Parents' Choice Foundation: Reviewing Children's Media Since 1978

Parents' Choice Awards : Books : Non-Fiction
O.M.G. Official Money Guide for College Students

O.M.G. Official Money Guide for College Students

Spring 2017 Non-Fiction
Ages: 17 - 22 yrs.
Author: Susan Beacham
Author: Michael Beachman
ISBN: 978-0-9842139-5-5
Hardcover Price: $12.95

The O.M.G. Official Money Guide for College Students should be required reading for high school seniors and their parents. In fact, it should be required reading for high schoolers in their junior year.

College bound students will be facing major financial decisions for the first time. High educational debt has become a news item in the past years, and the O.M.G. provides the prospective borrower with the basic tools to understand the decisions—large and small—that will determine how much will need to be paid back on graduation.

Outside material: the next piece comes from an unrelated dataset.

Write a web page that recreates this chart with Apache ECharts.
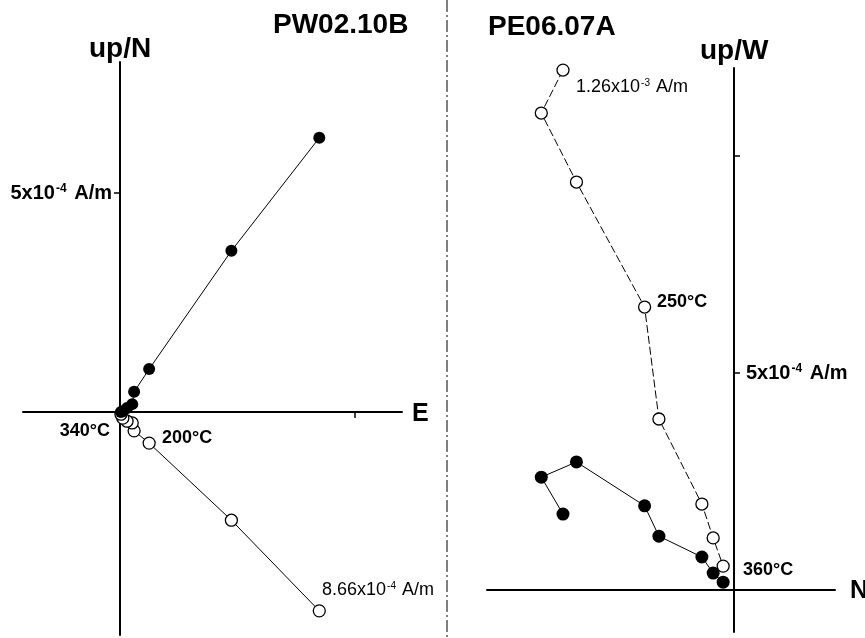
<!DOCTYPE html>
<html>
<head>
<meta charset="utf-8">
<script src="https://cdn.jsdelivr.net/npm/echarts@6/dist/echarts.min.js"></script>
<style>
html,body{margin:0;padding:0;background:#fff;}
#c{width:865px;height:638px;}
</style>
</head>
<body>
<div id="c"></div>
<script>
// Values in units of 1e-4 A/m, NRM first, then increasing temperature steps
// Left panel: PW02.10B (x = East; filled = North, open = Up)
var leftE  = [4.24, 2.37, 0.62, 0.30, 0.26, 0.15, 0.06, 0.02];
var leftN  = [6.26, 3.68, 0.98, 0.46, 0.18, 0.09, 0.02, 0.00];
var leftUp = [-4.54, -2.47, -0.71, -0.43, -0.25, -0.21, -0.14, -0.05];
// Right panel: PE06.07A (x = North; filled = West, open = Up)
var rightN  = [-3.94, -4.44, -3.63, -2.06, -1.73, -0.74, -0.48, -0.25];
var rightUp = [11.98, 10.99, 9.40, 6.52, 3.94, 1.98, 1.20, 0.55];
var rightW  = [1.75, 2.60, 2.95, 1.94, 1.24, 0.76, 0.39, 0.18];
// Axis ticks (1e-4 A/m)
var leftXTicks = [5];
var leftYTicks = [5];
var rightYTicks = [5, 10];
var rightYLabelTicks = [5];
var tickLabelMantissa = '5x10';
var tickLabelExp = '-4';

var FONT = '"Liberation Sans", Arial, sans-serif';

function pairs(xs, ys){ return xs.map(function(x,i){ return [x, ys[i]]; }); }

var chart = echarts.init(document.getElementById('c'), null, {renderer:'canvas'});

var tickRich = {
  n:{fontSize:20, fontWeight:'bold', fontFamily:FONT, color:'#000'},
  s:{fontSize:12, fontWeight:'bold', fontFamily:FONT, color:'#000', verticalAlign:'top', padding:[0,2,0,1]}
};
function tickFmt(){ return '{n|' + tickLabelMantissa + '}{s|' + tickLabelExp + '}{n| A/m}'; }

var axisLine = {show:true, onZero:false, lineStyle:{color:'#000', width:2}};

var filledStyle = {color:'#000'};
var openStyle = {color:'#fff', borderColor:'#000', borderWidth:1.3};

// Grid boxes (layout) and the axis offsets that put each axis line through the origin
var option = {
  backgroundColor:'#fff',
  animation:false,
  grid:[
    {left:23, top:62, width:379, height:573, containLabel:false, outerBoundsMode:'none'},
    {left:487, top:68, width:348, height:564, containLabel:false, outerBoundsMode:'none'}
  ],
  xAxis:[
    {type:'value', gridIndex:0, min:-2.064, max:6.0, position:'bottom', offset:-223, axisLine:axisLine,
     splitLine:{show:false}, axisLabel:{show:false},
     axisTick:{show:true, customValues:leftXTicks, length:6, lineStyle:{color:'#000', width:1.5}}},
    {type:'value', gridIndex:1, min:-5.691, max:2.327, position:'bottom', offset:-42, axisLine:axisLine,
     splitLine:{show:false}, axisLabel:{show:false}, axisTick:{show:false}}
  ],
  yAxis:[
    {type:'value', gridIndex:0, min:-5.091, max:7.991, position:'left', offset:-97, axisLine:axisLine,
     splitLine:{show:false},
     axisTick:{show:true, customValues:leftYTicks, length:6, lineStyle:{color:'#000', width:1.5}},
     axisLabel:{show:true, customValues:leftYTicks, margin:8, formatter:tickFmt, rich:tickRich}},
    {type:'value', gridIndex:1, min:-0.968, max:12.028, position:'right', offset:-101, axisLine:axisLine,
     splitLine:{show:false},
     axisTick:{show:true, customValues:rightYTicks, length:6, lineStyle:{color:'#000', width:1.5}},
     axisLabel:{show:true, customValues:rightYLabelTicks, margin:12, formatter:tickFmt, rich:tickRich}}
  ],
  series:[
    {type:'line', name:'PW02.10B horizontal', xAxisIndex:0, yAxisIndex:0,
     data:pairs(leftE, leftN), symbol:'circle', symbolSize:12,
     lineStyle:{color:'#000', width:1}, itemStyle:filledStyle, z:3},
    {type:'line', name:'PW02.10B vertical', xAxisIndex:0, yAxisIndex:0,
     data:pairs(leftE, leftUp), symbol:'circle', symbolSize:12,
     lineStyle:{color:'#000', width:1}, itemStyle:openStyle, z:2},
    {type:'line', name:'PE06.07A vertical', xAxisIndex:1, yAxisIndex:1,
     data:pairs(rightN, rightUp), symbol:'circle', symbolSize:12,
     lineStyle:{color:'#000', width:1, type:[8,3]}, itemStyle:openStyle, z:2},
    {type:'line', name:'PE06.07A horizontal', xAxisIndex:1, yAxisIndex:1,
     data:pairs(rightN, rightW), symbol:'circle', symbolSize:13,
     lineStyle:{color:'#000', width:1}, itemStyle:filledStyle, z:3}
  ],
  graphic:[
    {type:'line', shape:{x1:447, y1:0, x2:447, y2:638},
     style:{stroke:'#555', lineWidth:1.5, lineDash:[12,3,2,3]}},
    {type:'text', x:273, y:25, style:{text:'PW02.10B', fontSize:28, fontWeight:'bold', fontFamily:FONT, fill:'#000', verticalAlign:'middle'}},
    {type:'text', x:488, y:27, style:{text:'PE06.07A', fontSize:28, fontWeight:'bold', fontFamily:FONT, fill:'#000', verticalAlign:'middle'}},
    {type:'text', x:89, y:49, style:{text:'up/N', fontSize:28, fontWeight:'bold', fontFamily:FONT, fill:'#000', verticalAlign:'middle'}},
    {type:'text', x:700, y:51, style:{text:'up/W', fontSize:28, fontWeight:'bold', fontFamily:FONT, fill:'#000', verticalAlign:'middle'}},
    {type:'text', x:412, y:414, style:{text:'E', fontSize:25, fontWeight:'bold', fontFamily:FONT, fill:'#000', verticalAlign:'middle'}},
    {type:'text', x:850, y:591, style:{text:'N', fontSize:25, fontWeight:'bold', fontFamily:FONT, fill:'#000', verticalAlign:'middle'}},
    {type:'text', x:110, y:431, style:{text:'340°C', fontSize:18, fontWeight:'bold', fontFamily:FONT, fill:'#000', align:'right', verticalAlign:'middle'}},
    {type:'text', x:162, y:438, style:{text:'200°C', fontSize:18, fontWeight:'bold', fontFamily:FONT, fill:'#000', verticalAlign:'middle'}},
    {type:'text', x:657, y:302, style:{text:'250°C', fontSize:18, fontWeight:'bold', fontFamily:FONT, fill:'#000', verticalAlign:'middle'}},
    {type:'text', x:743, y:570, style:{text:'360°C', fontSize:18, fontWeight:'bold', fontFamily:FONT, fill:'#000', verticalAlign:'middle'}},
    {type:'text', x:322, y:590, style:{text:'{n|8.66x10}{s|-4}{n| A/m}', verticalAlign:'middle',
      rich:{n:{fontSize:18, fontFamily:FONT, color:'#000'}, s:{fontSize:10, fontFamily:FONT, color:'#000', verticalAlign:'top', padding:[0,1,0,1]}}}},
    {type:'text', x:576, y:87, style:{text:'{n|1.26x10}{s|-3}{n| A/m}', verticalAlign:'middle',
      rich:{n:{fontSize:18, fontFamily:FONT, color:'#000'}, s:{fontSize:10, fontFamily:FONT, color:'#000', verticalAlign:'top', padding:[0,1,0,1]}}}}
  ]
};
chart.setOption(option);
</script>
</body>
</html>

The book offers a series of short chapters on a variety of subjects from money saving tips to definitions of financial aid terms. It begins with familiar expenses such as toothpaste and event tickets that lead up to a monthly budget. It then adds in a few special "Can I afford that?" expenses such as a semester abroad and a car before going into sources of finance, e.g. loans and term-time work. Interestingly, the O.M.G. guide cautions against too much work that cuts into study time.

The O.M.G. Official Money Guide for College Students addresses loans head on, but without a judgmental tone. Loans can be good if they are the only way to pay tuition, but the student should be aware of the prospect of debt payments for the next 10-20 years. The guide does, however, caution against borrowing for luxuries.

Is the guide the final word? Probably not. But it is an excellent starting point because something more comprehensive might end up in the recycle bin, unread. Is it a good starting point? Certainly. It covers most of the bases in a way that gives the student full responsibility and control. It is up to the student to decide how to proceed. Should they stick with public colleges nearby? Would a monthly budget be helpful? Read by students and parents, it could—and should— be the beginning of an important dialog.

John Green   ©2017 Parents' Choice
John Green is an economist in Washington DC and father of three. He has a PhD in economics from the University of Pennsylvania.